Please copy out exactly, and only, the lines between the line with "Reproduce this chart with matplotlib." and the line with "plt.rcParams['font.family'] = ['Liberation", both included. Pictures are to be omitted.

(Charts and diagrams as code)
- - - - -
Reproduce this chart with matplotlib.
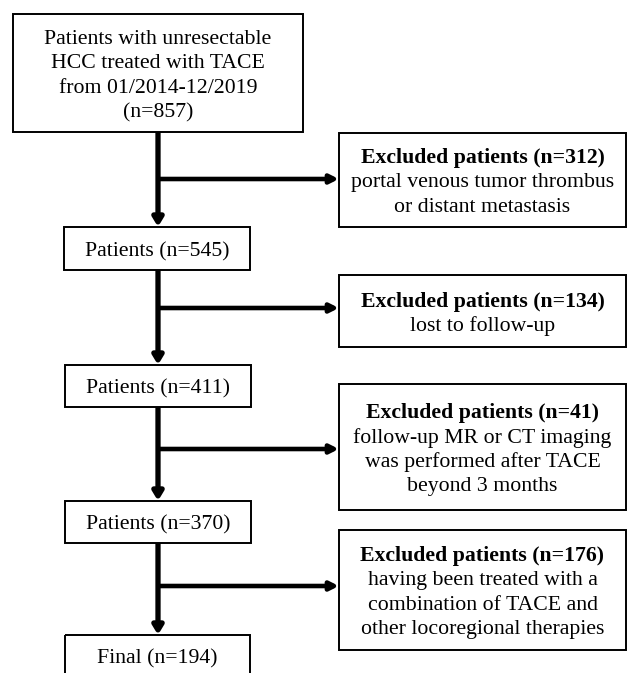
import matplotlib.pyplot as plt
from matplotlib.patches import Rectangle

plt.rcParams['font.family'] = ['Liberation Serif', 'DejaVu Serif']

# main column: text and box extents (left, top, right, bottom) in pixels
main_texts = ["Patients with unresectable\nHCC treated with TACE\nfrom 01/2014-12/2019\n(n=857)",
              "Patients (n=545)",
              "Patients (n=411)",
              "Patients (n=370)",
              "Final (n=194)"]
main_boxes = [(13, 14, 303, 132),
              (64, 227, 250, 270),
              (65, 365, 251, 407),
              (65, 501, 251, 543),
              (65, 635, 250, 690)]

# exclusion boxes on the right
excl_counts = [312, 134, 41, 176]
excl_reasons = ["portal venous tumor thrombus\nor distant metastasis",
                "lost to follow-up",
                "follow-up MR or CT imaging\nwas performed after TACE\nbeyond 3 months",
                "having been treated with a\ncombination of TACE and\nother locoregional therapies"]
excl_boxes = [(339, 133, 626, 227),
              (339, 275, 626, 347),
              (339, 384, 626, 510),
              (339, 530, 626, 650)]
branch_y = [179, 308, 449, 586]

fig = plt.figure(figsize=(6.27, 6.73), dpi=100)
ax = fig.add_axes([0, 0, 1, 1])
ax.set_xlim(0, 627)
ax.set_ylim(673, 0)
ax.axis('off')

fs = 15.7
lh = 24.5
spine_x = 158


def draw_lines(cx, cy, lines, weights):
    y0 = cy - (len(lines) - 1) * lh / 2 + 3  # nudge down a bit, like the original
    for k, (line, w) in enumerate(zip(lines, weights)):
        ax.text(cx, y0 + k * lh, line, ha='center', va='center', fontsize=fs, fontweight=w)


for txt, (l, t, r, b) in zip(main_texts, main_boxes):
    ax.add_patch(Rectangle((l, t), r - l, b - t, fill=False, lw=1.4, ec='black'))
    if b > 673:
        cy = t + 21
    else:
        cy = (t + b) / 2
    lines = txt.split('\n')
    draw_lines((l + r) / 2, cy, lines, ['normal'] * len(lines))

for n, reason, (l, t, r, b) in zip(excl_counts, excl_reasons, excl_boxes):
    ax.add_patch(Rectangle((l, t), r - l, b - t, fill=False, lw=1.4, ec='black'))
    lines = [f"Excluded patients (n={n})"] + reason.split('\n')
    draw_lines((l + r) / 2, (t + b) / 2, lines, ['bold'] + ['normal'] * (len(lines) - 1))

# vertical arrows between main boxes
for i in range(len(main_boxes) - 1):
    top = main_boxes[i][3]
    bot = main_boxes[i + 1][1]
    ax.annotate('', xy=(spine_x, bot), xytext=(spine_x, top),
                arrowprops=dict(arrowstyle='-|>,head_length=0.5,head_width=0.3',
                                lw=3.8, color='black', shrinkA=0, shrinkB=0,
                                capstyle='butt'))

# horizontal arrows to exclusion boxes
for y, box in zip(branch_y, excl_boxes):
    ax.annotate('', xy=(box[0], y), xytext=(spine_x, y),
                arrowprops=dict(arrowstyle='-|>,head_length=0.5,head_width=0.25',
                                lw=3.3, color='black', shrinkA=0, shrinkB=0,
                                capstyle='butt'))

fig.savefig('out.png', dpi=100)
- - - - -
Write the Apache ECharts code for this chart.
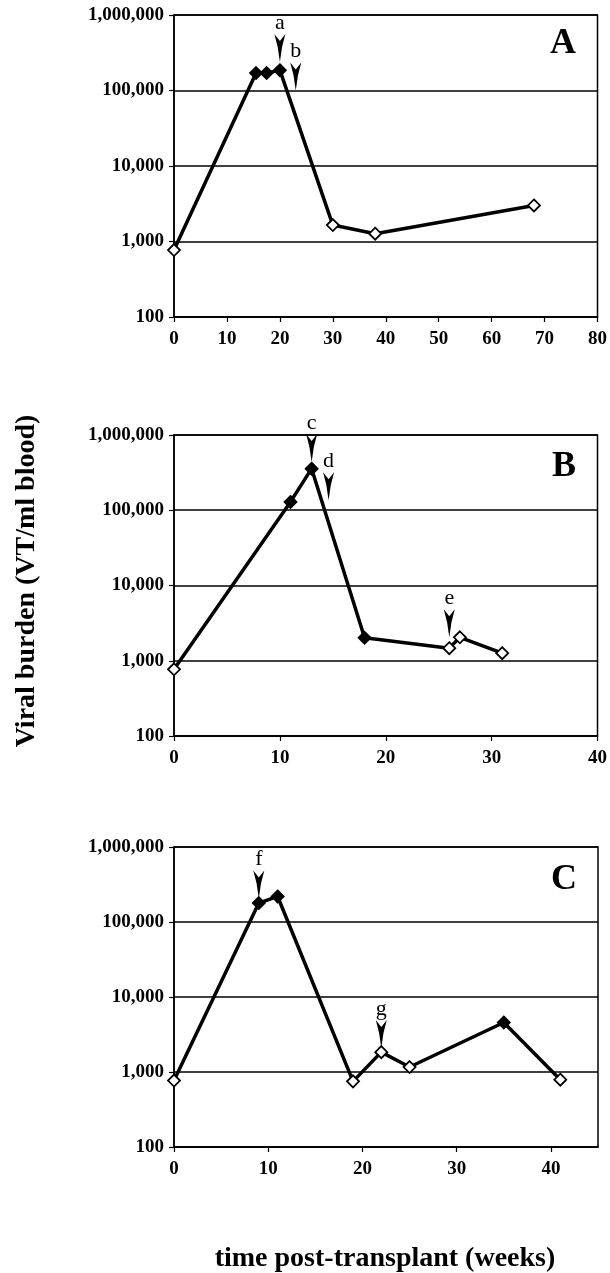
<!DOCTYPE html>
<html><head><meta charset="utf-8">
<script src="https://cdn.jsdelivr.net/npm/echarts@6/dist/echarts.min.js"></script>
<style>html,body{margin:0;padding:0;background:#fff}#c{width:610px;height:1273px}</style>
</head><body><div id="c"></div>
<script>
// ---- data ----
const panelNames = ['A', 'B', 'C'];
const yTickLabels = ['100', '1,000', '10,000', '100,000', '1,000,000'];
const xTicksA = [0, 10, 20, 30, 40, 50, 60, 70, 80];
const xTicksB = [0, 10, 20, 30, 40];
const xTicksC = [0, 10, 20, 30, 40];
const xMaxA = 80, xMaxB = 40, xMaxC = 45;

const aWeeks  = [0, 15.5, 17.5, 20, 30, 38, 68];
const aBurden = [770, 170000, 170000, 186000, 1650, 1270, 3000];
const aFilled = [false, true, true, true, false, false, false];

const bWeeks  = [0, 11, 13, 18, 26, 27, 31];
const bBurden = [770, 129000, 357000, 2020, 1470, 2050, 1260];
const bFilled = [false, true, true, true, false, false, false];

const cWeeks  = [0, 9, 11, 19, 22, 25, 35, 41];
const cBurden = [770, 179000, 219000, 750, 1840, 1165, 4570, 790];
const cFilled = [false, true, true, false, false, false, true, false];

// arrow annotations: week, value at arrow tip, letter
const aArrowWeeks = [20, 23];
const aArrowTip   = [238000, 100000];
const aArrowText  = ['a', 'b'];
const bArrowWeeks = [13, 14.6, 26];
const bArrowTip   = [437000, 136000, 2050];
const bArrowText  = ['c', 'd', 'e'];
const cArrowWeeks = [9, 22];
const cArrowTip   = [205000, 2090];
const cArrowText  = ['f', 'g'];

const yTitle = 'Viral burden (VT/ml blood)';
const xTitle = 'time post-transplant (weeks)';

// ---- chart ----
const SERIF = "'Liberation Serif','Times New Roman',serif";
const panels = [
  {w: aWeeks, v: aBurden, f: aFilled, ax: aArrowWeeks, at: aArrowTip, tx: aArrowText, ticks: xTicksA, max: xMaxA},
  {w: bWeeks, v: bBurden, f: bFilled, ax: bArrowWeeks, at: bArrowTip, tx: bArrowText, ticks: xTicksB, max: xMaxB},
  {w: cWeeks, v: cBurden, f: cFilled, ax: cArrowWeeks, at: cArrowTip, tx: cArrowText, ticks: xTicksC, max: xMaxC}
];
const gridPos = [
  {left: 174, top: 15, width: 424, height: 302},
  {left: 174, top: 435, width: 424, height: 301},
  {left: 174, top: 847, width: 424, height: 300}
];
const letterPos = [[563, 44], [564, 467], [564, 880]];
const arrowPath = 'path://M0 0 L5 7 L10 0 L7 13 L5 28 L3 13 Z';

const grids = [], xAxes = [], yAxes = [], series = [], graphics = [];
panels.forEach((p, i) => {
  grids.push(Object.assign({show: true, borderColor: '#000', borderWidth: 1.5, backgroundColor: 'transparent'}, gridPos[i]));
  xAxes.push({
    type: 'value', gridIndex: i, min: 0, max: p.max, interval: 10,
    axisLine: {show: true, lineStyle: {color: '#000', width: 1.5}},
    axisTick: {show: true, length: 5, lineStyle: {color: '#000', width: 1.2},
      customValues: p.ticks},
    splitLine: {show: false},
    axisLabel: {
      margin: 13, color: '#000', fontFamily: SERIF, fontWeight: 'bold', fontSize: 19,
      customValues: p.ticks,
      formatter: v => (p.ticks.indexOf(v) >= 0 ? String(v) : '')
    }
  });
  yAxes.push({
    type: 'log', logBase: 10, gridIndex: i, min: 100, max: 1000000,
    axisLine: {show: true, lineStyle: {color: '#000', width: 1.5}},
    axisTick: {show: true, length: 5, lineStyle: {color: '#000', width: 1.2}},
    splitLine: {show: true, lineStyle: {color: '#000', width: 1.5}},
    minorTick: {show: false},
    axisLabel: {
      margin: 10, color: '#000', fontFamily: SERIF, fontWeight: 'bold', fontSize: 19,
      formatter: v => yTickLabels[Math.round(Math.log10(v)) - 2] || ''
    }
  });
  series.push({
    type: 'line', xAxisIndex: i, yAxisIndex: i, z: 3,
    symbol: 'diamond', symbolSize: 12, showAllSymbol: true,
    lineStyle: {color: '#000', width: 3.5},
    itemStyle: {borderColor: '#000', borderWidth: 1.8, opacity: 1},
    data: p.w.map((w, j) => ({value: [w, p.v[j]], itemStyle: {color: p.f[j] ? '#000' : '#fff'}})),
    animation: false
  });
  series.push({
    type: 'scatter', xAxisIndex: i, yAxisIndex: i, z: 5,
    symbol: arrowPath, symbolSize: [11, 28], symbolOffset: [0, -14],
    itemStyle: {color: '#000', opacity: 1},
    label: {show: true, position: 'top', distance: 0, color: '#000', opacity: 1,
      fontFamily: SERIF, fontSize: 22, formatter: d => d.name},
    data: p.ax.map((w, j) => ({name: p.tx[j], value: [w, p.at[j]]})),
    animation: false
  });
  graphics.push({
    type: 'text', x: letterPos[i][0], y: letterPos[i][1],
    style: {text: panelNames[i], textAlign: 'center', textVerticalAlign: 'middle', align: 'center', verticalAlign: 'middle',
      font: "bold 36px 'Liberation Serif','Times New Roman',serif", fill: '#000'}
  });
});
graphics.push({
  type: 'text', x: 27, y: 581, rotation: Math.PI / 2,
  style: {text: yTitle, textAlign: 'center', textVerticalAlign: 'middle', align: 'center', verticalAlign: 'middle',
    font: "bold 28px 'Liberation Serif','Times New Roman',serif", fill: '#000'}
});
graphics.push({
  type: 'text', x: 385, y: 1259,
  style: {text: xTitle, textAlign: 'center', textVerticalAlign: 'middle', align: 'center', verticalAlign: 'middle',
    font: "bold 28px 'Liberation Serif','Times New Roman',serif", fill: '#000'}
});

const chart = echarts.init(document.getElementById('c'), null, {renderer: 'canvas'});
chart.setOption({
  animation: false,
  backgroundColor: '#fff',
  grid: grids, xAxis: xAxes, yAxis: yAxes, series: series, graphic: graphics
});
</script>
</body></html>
- - - - -
§ EXPECTED ANSWER
Reproduce this chart with matplotlib.
import matplotlib.pyplot as plt
from matplotlib.patches import Rectangle

plt.rcParams['font.family'] = ['Liberation Serif', 'DejaVu Serif']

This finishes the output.